In East London NHS Foundation Trust v O’Connor in November 2019, the EAT found that telling an employee that his job was being “deleted” did not in itself amount to a redundancy dismissal and therefore a statutory trial period was not automatically triggered.

Mr O’Connor was told that, after a restructuring exercise in March 2017, that his role was at risk of redundancy and he was later told his role would be ‘deleted’ from 3rd July 2017.

Formal notice of dismissal was not given and Mr O’Connor was later offered a trial period for an alternative role, starting on 3rd July. This was extended to 9th August to accommodate Mr O’Connor’s pre-booked holiday, although the Trust was unaware that it could not legally extend a statutory trial period.

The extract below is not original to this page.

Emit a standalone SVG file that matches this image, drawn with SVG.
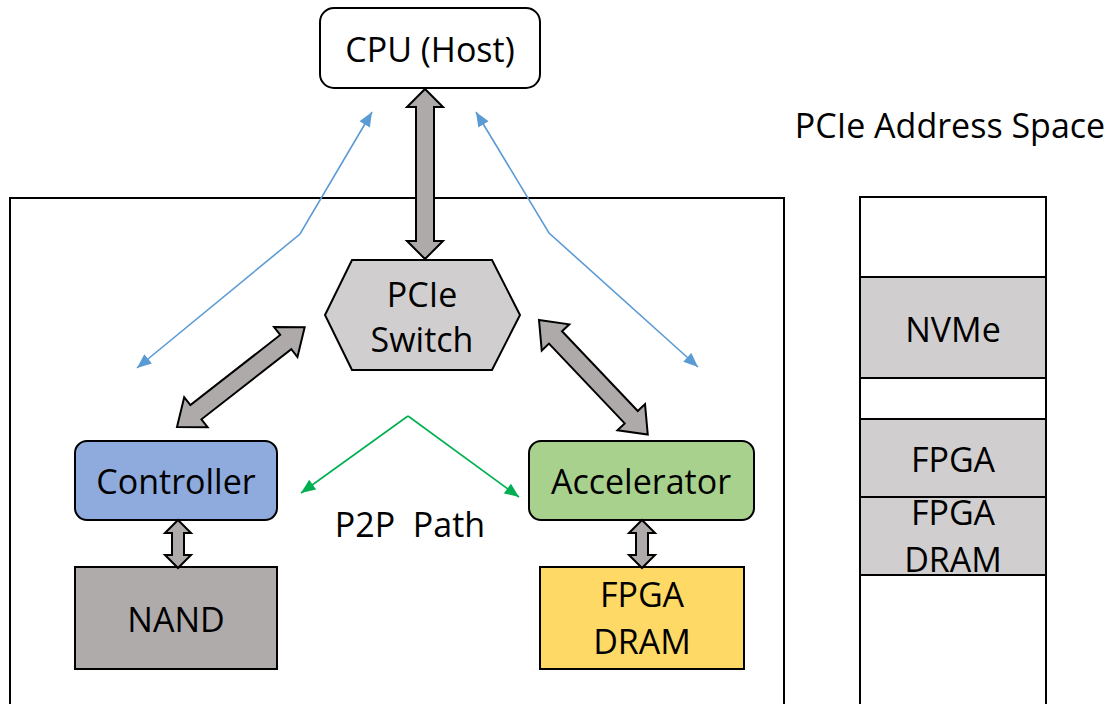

At the end of the trial period, the Trust offered Mr O’Connor the role on a permanent basis. However, there was a dispute as to whether the role was in fact a suitable alternative role (he argued it wasn’t), which would mean Mr O’Connor would not be entitled to a redundancy payment. Mr O’Connor went off sick and raised a grievance saying the new role was not a suitable alternative. The Trust agreed to extend the trial period while the grievance was ongoing, but the grievance was rejected in November 2017.

The Trust offered him the new role again, which he declined, and they terminated his employment in December 2017, declining to make a redundancy payment, saying the statutory trial period had ended on 9th August and that he had unreasonably refused suitable alternative employment. Mr O’Connor bought a claim for statutory redundancy pay (he had been paid for his notice period). The Trust appealed the original ET decision but the EAT upheld the ET’s findings that formal notice of dismissal was not given on or before 3rd July and that the trial period for the new job was not a statutory trial period, and that Mr O’Connor had been dismissed in December 2017.

This would have meant that his entitlement to a redundancy payment was not automatically extinguished by the trial period. The case has now gone back to Tribunal to determine if it was a redundancy dismissal and so if a redundancy payment was due.